What I didn’t find while surveying the regulations was any constraints – or any reference to constraints – on the executive branch’s creation of regulations. It looks like all they have to say is “this is to enforce statute x,” and suddenly they can punish you. In a recent letter to our client, the TSA treated a citation to a statute by a regulation as enough to claim that the regulation enforced the statute. The regulation (as applied by the TSA in the letter) didn’t actually address the same tortfeasor as the statute it cited. It covered a whole different category of actions than the statute it cited. And yet the letter threw the regulation out like a magic carpet that carried them all the way to several thousand dollars in statutory civil damages.

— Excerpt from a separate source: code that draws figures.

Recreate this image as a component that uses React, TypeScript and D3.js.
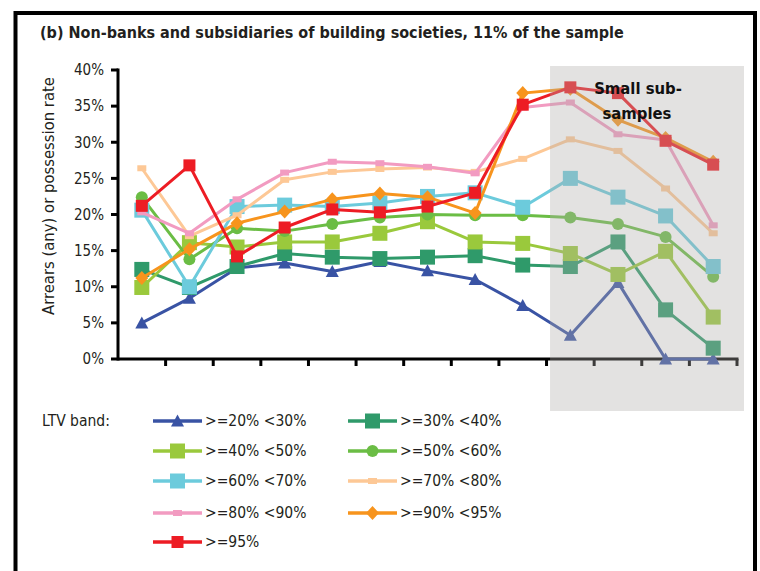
import React from "react";
import * as d3 from "d3";

const categories = ["1", "2", "3", "4", "5", "6", "7", "8", "9", "10", "11", "12", "13"];
const yTicks = [0, 0.05, 0.1, 0.15, 0.2, 0.25, 0.3, 0.35, 0.4];

const ltv20 = [5.0, 8.4, 12.6, 13.3, 12.1, 13.5, 12.2, 11.0, 7.4, 3.3, 10.6, 0, 0];
const ltv30 = [12.4, 9.9, 12.8, 14.6, 14.1, 13.9, 14.1, 14.3, 13.0, 12.8, 16.2, 6.8, 1.5];
const ltv40 = [9.9, 16.1, 15.5, 16.2, 16.2, 17.4, 19.0, 16.2, 16.0, 14.6, 11.7, 14.9, 5.8];
const ltv50 = [22.4, 13.8, 18.1, 17.7, 18.7, 19.6, 20.0, 19.9, 19.9, 19.6, 18.7, 16.9, 11.4];
const ltv60 = [20.6, 10.0, 21.1, 21.3, 21.1, 21.6, 22.5, 23.0, 21.0, 25.0, 22.4, 19.8, 12.8];
const ltv70 = [26.4, 17.0, 19.9, 24.8, 25.9, 26.3, 26.5, 25.9, 27.7, 30.4, 28.8, 23.6, 17.4];
const ltv80 = [20.3, 17.4, 22.1, 25.8, 27.3, 27.1, 26.6, 25.7, 34.8, 35.5, 31.1, 30.3, 18.5];
const ltv90 = [11.2, 15.2, 18.8, 20.4, 22.1, 22.9, 22.4, 20.2, 36.8, 37.4, 33.1, 30.6, 27.3];
const ltv95 = [21.2, 26.8, 14.2, 18.2, 20.7, 20.3, 21.1, 23.0, 35.2, 37.6, 36.8, 30.2, 26.9];

const seriesNames = [
  ">=20% <30%", ">=30% <40%", ">=40% <50%", ">=50% <60%", ">=60% <70%",
  ">=70% <80%", ">=80% <90%", ">=90% <95%", ">=95%",
];
const seriesValues = [ltv20, ltv30, ltv40, ltv50, ltv60, ltv70, ltv80, ltv90, ltv95];
const seriesColors = [
  "#3953a4", "#2f9a6a", "#9ac93c", "#6bbd45", "#6ccbdc",
  "#fdc896", "#f29bc1", "#f7941d", "#ed1c24",
];
const seriesMarkers = ["triangle", "bigsquare", "bigsquare", "circle", "bigsquare", "dash", "dash", "diamond", "square"];

const smallSampleStart = 9; // categories from index 9 onward are "small sub-samples"

const FONT = "'DejaVu Sans Condensed', 'DejaVu Sans', sans-serif";
const TXT = "#231f20";

function Marker({ kind, x, y, color }: { kind: string; x: number; y: number; color: string }) {
  if (kind === "triangle") {
    const p = d3.path();
    p.moveTo(x, y - 6.5);
    p.lineTo(x + 6.5, y + 5.5);
    p.lineTo(x - 6.5, y + 5.5);
    p.closePath();
    return <path d={p.toString()} fill={color} />;
  }
  if (kind === "bigsquare") return <rect x={x - 7.5} y={y - 7.5} width={15} height={15} fill={color} />;
  if (kind === "square") return <rect x={x - 6} y={y - 6} width={12} height={12} fill={color} />;
  if (kind === "circle") return <circle cx={x} cy={y} r={6} fill={color} />;
  if (kind === "diamond") {
    const p = d3.path();
    p.moveTo(x, y - 7);
    p.lineTo(x + 6.5, y);
    p.lineTo(x, y + 7);
    p.lineTo(x - 6.5, y);
    p.closePath();
    return <path d={p.toString()} fill={color} />;
  }
  // small dash marker
  return <rect x={x - 4.5} y={y - 3} width={9} height={6} fill={color} />;
}

export default function App() {
  const W = 760;
  const H = 571;
  const left = 118;
  const right = 737;
  const top = 70;
  const bottom = 359;

  const x = d3.scaleBand<string>().domain(categories).range([left, right]).padding(0);
  const y = d3.scaleLinear().domain([0, 0.4]).range([bottom, top]);
  const cx = (c: string) => (x(c) as number) + x.bandwidth() / 2;

  const line = d3
    .line<number>()
    .x((_, i) => cx(categories[i]))
    .y((v) => y(v / 100));

  const shadeX0 = (x(categories[smallSampleStart]) as number) + 3.5;
  const shadeX1 = right + 7;

  const legendRows = [421, 451, 481, 513, 542];
  const legendCols = [153, 348];

  return (
    <svg width={W} height={H} style={{ position: "absolute", left: 0, top: 0 }} fontFamily={FONT}>
      <rect x={0} y={0} width={W} height={H} fill="#fff" />
      <rect x={15.5} y={13} width={739.5} height={H} fill="none" stroke="#000" strokeWidth={4} />
      <text x={40} y={38} fontSize={16} fontWeight="bold" fill={TXT}>
        (b) Non-banks and subsidiaries of building societies, 11% of the sample
      </text>

      {/* y axis */}
      {yTicks.map((t) => (
        <g key={t}>
          <line x1={left - 7} x2={left} y1={y(t)} y2={y(t)} stroke="#000" strokeWidth={3} />
          <text x={104} y={y(t)} dy="0.35em" textAnchor="end" fontSize={15} fill={TXT}>
            {d3.format(".0%")(t)}
          </text>
        </g>
      ))}
      <line x1={left} x2={left} y1={top - 1.5} y2={bottom + 1.5} stroke="#000" strokeWidth={3} />
      <text
        transform={`translate(54,196) rotate(-90)`}
        textAnchor="middle"
        fontSize={16.5}
        fill={TXT}
      >
        Arrears (any) or possession rate
      </text>

      {/* x axis */}
      <line x1={left} x2={right + 1.5} y1={bottom} y2={bottom} stroke="#000" strokeWidth={3} />
      {categories.map((c) => (
        <line key={c} x1={(x(c) as number) + x.bandwidth()} x2={(x(c) as number) + x.bandwidth()} y1={bottom} y2={bottom + 7} stroke="#000" strokeWidth={3} />
      ))}

      {/* series */}
      {seriesValues.map((vals, si) => (
        <g key={si}>
          <path d={line(vals) as string} fill="none" stroke={seriesColors[si]} strokeWidth={3} strokeLinejoin="round" />
          {vals.map((v, i) => (
            <Marker key={i} kind={seriesMarkers[si]} x={cx(categories[i])} y={y(v / 100)} color={seriesColors[si]} />
          ))}
        </g>
      ))}

      {/* small sub-sample shading */}
      <rect x={shadeX0} y={66} width={shadeX1 - shadeX0} height={345} fill="#aeacaa" fillOpacity={0.35} />
      <text x={638} y={94} textAnchor="middle" fontSize={16.5} fontWeight="bold" fill="#111">Small sub-</text>
      <text x={637} y={119} textAnchor="middle" fontSize={16.5} fontWeight="bold" fill="#111">samples</text>

      {/* legend */}
      <text x={42} y={legendRows[0]} dy="0.35em" fontSize={15.5} fill={TXT}>LTV band:</text>
      {seriesNames.map((name, i) => {
        const row = Math.floor(i / 2);
        const col = i % 2;
        const lx = legendCols[col];
        const ly = legendRows[row];
        return (
          <g key={name}>
            <line x1={lx} x2={lx + 49} y1={ly} y2={ly} stroke={seriesColors[i]} strokeWidth={3.5} />
            <Marker kind={seriesMarkers[i]} x={lx + 24.5} y={ly} color={seriesColors[i]} />
            <text x={lx + 52} y={ly} dy="0.35em" fontSize={15.5} fill={TXT}>{name}</text>
          </g>
        );
      })}
    </svg>
  );
}
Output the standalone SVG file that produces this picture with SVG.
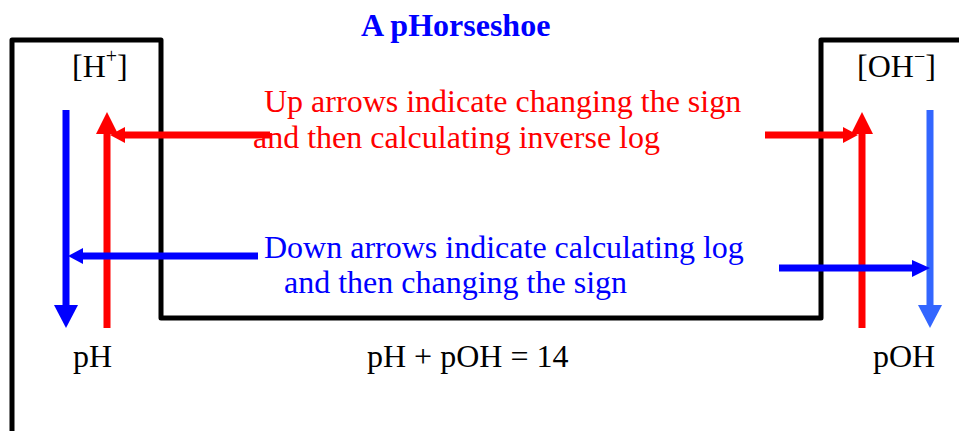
<svg xmlns="http://www.w3.org/2000/svg" width="959" height="431" viewBox="0 0 959 431">
<style>
text{font-family:"Liberation Serif","Times New Roman",serif;font-size:32px;fill:#000}
.title{font-weight:bold;fill:#0000FF;font-size:32px}
.red{fill:#FF0000}
.blue{fill:#0000FF}
.frame{fill:none;stroke:#000;stroke-width:5;stroke-linejoin:round}
.r{stroke:#FF0000;stroke-width:7;fill:none}
.b{stroke:#0000FF;stroke-width:7;fill:none}
.lb{stroke:#3366FF;stroke-width:7;fill:none}
</style>
<rect width="959" height="431" fill="#fff"/>
<g id="frame"><path class="frame" d="M12,431 V40 H161 V318 H821 V40 H961"/></g>
<g id="title"><text class="title" x="361" y="36">A pHorseshoe</text></g>
<g id="node-H"><text x="72" y="77">[H<tspan font-size="20" dy="-14">+</tspan><tspan dy="14">]</tspan></text></g>
<g id="node-OH"><text x="857" y="77">[OH<tspan font-size="20" dy="-14">−</tspan><tspan dy="14">]</tspan></text></g>
<g id="node-pH"><text x="73" y="367">pH</text></g>
<g id="node-pOH"><text x="873" y="367">pOH</text></g>
<g id="equation"><text x="367" y="367">pH + pOH = 14</text></g>
<g id="note-up"><text class="red" x="264" y="112">Up arrows indicate changing the sign</text><text class="red" x="253" y="148">and then calculating inverse log</text></g>
<g id="note-down"><text class="blue" x="264" y="258">Down arrows indicate calculating log</text><text class="blue" x="284" y="293">and then changing the sign</text></g>
<g id="connectors">
<line class="b" x1="66" y1="110" x2="66" y2="308"/>
<polygon fill="#0000FF" points="54,305 78,305 66,328"/>
<line class="r" x1="107" y1="328" x2="107" y2="130"/>
<polygon fill="#FF0000" points="96,134 118,134 107,112"/>
<line class="r" x1="270" y1="135" x2="122" y2="135"/>
<polygon fill="#FF0000" points="125,127 125,143 110,135"/>
<line class="r" x1="765" y1="135" x2="846" y2="135"/>
<polygon fill="#FF0000" points="843,127 843,143 858,135"/>
<line class="r" x1="862" y1="328" x2="862" y2="130"/>
<polygon fill="#FF0000" points="851,134 873,134 862,112"/>
<line class="lb" x1="930" y1="110" x2="930" y2="308"/>
<polygon fill="#3366FF" points="918,305 942,305 930,328"/>
<line class="b" x1="258" y1="256" x2="80" y2="256"/>
<polygon fill="#0000FF" points="83,248 83,264 68,256"/>
<line class="b" x1="779" y1="268" x2="915" y2="268"/>
<polygon fill="#0000FF" points="912,260 912,277 930,268"/>
</g>
</svg>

Maybe it’s my lack of Administrative Law experience speaking, but this just doesn’t add up. Certainly the Constitution requires some tailoring of regulations to at least the stated purpose of the statute. Certainly the law provides some check on the exercise of executive authority through regulations. Certainly there is some system out there that constrains the application of any regulation a Department can think up. It can’t be that the administration could have bypassed all the judicial hullabaloo of warrantless wiretapping by having the Department of Homeland Security issue a regulation under some random statute that says “you must submit to warrantless wiretapping at DHS’ discretion.”

Then again, maybe not.

Comments

Jessica, if you have time to take or audit Admin Law, by all means do so -- it's fascinating. As a short answer to your question, some academics, such as Chicago's Richard Epstein, do believe that the entire U.S. administrative state is illegitimate and an unconstitutional delegation of Congress' power to legislate (but they are in the minority). The problem is, without executive agencies, Congress would have to decide on a whole gaggle of nitty gritty details involved in running the country by itself and our legislative mechanism would grind to a halt.
You are right that a regulation promulgated under a statute may in fact stray too far afield. But it is too quick to jump to the conclusion that the executive branch's power to create regulations is unfettered. (Agencies actually perform a mix of all three functions of government, not just executive.) Agency action can be reviewed by the courts in D.C. under the Administrative Procedure Act of 1946. As the APA has been interpreted, agencies cannot take action that is "arbitrary and capricious" (§706), and generally need to justify their major rulemakings by a record with public opportunity for notice and comment. Then again, they are given a wide leeway by the courts in interpreting ambiguous statues (i.e. Chevron deference).
Keep in mind also that the political process plays a big role in checking the power of the agencies.
Do you know, so far, of any court-based challenges to these TSA regulations? Any comprehensive studies on how they're being applied?